- **WRITTEN PROBLEM**
Hand back each line, unchanged, from the top down to the line where "plt.rcParams['font.family'] = ['Liberation" sits.

- **RECORD SET**
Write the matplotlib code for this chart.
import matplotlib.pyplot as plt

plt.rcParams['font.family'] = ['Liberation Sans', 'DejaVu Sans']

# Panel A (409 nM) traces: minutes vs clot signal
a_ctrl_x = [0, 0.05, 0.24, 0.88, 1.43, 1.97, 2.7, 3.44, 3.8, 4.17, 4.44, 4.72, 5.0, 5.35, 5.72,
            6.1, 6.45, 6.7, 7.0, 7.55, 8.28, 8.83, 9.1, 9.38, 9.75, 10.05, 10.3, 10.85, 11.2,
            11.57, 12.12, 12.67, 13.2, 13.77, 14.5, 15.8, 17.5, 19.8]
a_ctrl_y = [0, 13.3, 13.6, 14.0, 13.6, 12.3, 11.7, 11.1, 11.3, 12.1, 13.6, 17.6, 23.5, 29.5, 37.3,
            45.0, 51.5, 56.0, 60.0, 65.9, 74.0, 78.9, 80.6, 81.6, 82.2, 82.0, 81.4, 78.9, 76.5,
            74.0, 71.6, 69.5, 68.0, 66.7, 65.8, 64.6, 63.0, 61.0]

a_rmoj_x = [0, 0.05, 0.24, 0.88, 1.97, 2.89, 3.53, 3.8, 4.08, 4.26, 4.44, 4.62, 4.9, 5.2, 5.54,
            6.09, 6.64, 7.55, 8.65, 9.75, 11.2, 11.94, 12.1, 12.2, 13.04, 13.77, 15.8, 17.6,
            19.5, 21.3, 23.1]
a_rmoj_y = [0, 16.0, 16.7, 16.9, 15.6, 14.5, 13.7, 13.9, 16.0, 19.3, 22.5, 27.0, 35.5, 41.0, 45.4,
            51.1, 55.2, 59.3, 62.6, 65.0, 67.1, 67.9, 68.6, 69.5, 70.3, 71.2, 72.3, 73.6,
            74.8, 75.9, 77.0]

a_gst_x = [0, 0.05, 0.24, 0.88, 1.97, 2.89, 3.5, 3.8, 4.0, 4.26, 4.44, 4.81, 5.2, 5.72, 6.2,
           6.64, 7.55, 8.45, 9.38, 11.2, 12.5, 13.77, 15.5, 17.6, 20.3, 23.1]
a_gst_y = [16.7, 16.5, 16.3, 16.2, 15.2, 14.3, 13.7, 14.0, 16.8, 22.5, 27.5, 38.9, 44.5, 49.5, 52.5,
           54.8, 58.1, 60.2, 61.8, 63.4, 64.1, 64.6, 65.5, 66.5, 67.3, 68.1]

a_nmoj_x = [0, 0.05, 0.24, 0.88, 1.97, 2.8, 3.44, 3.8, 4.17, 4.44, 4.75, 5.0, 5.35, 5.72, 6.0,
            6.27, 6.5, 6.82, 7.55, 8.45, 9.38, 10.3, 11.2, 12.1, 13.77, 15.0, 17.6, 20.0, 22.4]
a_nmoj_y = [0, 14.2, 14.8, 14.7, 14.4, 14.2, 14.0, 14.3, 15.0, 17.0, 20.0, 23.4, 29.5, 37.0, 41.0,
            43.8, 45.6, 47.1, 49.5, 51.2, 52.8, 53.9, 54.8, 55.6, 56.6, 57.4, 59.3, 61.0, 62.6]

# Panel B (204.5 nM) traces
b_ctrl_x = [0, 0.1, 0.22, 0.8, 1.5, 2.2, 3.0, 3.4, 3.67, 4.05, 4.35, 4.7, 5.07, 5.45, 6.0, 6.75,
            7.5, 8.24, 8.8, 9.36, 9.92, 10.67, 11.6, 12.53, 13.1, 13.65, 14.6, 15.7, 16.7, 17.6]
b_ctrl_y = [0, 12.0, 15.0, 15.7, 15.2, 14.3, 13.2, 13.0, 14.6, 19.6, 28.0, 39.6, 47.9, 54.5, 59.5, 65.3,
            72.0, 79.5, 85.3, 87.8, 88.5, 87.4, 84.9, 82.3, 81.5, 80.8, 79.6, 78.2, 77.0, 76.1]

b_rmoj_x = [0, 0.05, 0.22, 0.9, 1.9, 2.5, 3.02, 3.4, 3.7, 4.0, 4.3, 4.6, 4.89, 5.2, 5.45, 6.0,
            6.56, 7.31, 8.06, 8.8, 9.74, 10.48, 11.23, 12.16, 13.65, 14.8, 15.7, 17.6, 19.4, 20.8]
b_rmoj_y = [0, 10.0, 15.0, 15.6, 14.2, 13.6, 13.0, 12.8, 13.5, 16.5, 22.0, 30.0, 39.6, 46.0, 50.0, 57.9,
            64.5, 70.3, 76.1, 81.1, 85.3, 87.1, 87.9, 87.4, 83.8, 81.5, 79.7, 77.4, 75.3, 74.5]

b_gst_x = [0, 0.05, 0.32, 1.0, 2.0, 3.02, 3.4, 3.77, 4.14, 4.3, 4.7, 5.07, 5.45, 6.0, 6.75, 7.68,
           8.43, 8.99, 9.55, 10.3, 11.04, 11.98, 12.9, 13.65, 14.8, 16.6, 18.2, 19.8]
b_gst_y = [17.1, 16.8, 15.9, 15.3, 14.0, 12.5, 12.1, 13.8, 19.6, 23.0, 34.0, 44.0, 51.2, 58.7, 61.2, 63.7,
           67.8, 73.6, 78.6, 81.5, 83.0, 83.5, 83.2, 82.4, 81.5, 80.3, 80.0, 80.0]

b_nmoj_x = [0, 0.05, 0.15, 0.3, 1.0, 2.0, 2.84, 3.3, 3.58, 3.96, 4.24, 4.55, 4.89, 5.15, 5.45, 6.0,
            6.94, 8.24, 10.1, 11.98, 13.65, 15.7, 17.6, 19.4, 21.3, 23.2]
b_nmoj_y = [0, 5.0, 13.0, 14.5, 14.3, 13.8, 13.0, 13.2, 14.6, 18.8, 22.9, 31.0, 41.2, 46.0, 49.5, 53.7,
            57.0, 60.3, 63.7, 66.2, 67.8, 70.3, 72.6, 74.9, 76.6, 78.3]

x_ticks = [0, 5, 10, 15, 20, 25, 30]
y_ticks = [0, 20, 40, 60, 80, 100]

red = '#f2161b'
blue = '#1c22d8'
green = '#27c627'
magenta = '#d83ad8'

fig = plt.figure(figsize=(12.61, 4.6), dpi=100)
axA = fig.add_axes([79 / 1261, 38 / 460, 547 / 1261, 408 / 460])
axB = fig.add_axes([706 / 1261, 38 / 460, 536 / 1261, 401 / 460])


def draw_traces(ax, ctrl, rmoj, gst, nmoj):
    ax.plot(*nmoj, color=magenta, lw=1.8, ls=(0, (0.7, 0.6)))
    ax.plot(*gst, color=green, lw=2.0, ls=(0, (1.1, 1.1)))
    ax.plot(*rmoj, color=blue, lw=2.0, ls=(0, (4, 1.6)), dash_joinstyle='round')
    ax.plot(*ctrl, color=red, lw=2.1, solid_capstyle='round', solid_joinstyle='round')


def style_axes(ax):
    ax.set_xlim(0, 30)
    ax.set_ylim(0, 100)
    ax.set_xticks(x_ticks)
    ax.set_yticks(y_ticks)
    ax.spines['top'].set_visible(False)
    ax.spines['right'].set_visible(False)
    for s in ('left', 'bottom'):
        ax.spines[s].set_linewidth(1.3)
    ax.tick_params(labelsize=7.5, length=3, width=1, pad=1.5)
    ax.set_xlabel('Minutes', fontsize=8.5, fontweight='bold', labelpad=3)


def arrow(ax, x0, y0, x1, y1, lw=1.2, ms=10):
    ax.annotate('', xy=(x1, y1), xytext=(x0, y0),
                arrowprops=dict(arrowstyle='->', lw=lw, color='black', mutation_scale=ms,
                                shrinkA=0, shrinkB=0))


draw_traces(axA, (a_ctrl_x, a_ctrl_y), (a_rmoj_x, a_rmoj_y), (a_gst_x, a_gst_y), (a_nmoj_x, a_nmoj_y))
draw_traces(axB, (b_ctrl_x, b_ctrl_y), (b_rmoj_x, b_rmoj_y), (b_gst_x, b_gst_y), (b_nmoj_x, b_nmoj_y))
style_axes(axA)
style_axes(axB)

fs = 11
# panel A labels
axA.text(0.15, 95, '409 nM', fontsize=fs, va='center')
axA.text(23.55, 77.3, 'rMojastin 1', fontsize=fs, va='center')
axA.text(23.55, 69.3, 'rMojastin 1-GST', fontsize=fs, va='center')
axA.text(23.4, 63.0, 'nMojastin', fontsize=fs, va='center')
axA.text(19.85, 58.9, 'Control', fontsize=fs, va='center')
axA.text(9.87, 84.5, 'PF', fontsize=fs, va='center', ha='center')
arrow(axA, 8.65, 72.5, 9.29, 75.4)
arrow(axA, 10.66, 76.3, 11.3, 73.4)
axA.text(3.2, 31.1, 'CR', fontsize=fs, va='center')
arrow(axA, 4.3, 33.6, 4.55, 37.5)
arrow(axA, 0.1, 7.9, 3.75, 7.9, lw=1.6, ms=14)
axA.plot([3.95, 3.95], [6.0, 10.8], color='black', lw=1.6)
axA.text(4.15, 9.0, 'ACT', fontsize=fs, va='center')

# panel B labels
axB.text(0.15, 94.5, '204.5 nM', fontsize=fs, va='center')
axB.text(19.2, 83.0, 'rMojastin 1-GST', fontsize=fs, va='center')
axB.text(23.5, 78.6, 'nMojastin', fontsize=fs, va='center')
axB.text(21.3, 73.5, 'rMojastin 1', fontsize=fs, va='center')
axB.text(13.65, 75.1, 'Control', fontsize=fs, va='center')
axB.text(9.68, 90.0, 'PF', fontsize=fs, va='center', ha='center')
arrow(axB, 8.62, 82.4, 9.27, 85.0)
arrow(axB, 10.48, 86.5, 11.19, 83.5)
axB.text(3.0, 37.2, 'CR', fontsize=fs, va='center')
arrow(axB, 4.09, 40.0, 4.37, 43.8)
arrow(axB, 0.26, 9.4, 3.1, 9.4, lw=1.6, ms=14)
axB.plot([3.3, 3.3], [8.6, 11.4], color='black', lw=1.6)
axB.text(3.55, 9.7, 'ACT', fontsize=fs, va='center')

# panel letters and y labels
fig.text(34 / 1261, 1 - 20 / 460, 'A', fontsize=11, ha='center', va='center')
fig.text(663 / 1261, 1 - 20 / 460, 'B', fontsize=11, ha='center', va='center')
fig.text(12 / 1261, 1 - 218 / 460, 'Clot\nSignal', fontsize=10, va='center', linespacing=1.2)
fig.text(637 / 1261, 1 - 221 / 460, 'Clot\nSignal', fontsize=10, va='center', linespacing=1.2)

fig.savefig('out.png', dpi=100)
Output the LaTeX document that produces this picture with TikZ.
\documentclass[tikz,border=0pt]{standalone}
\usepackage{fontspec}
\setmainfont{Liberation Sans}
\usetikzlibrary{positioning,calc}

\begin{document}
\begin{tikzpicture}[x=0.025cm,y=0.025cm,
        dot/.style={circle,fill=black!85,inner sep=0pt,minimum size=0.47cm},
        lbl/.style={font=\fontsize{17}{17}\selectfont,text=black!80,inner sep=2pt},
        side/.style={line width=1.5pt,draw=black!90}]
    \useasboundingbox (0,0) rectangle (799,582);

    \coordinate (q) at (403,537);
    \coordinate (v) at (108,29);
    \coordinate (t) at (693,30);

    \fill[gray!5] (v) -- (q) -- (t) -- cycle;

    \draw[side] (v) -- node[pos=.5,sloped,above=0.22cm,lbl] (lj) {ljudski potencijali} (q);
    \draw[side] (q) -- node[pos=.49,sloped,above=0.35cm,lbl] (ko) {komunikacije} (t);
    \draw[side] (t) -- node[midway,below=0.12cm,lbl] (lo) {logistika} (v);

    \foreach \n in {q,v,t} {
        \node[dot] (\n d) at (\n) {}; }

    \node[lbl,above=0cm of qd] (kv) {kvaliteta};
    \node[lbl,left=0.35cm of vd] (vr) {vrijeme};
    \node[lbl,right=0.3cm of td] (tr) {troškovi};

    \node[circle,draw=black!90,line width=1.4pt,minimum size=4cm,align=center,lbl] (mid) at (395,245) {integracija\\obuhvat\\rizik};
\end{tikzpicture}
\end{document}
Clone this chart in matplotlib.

- **EXERCISE RESPONSE**
Write the matplotlib code for this chart.
import matplotlib.pyplot as plt

plt.rcParams['font.family'] = ['Liberation Sans', 'DejaVu Sans']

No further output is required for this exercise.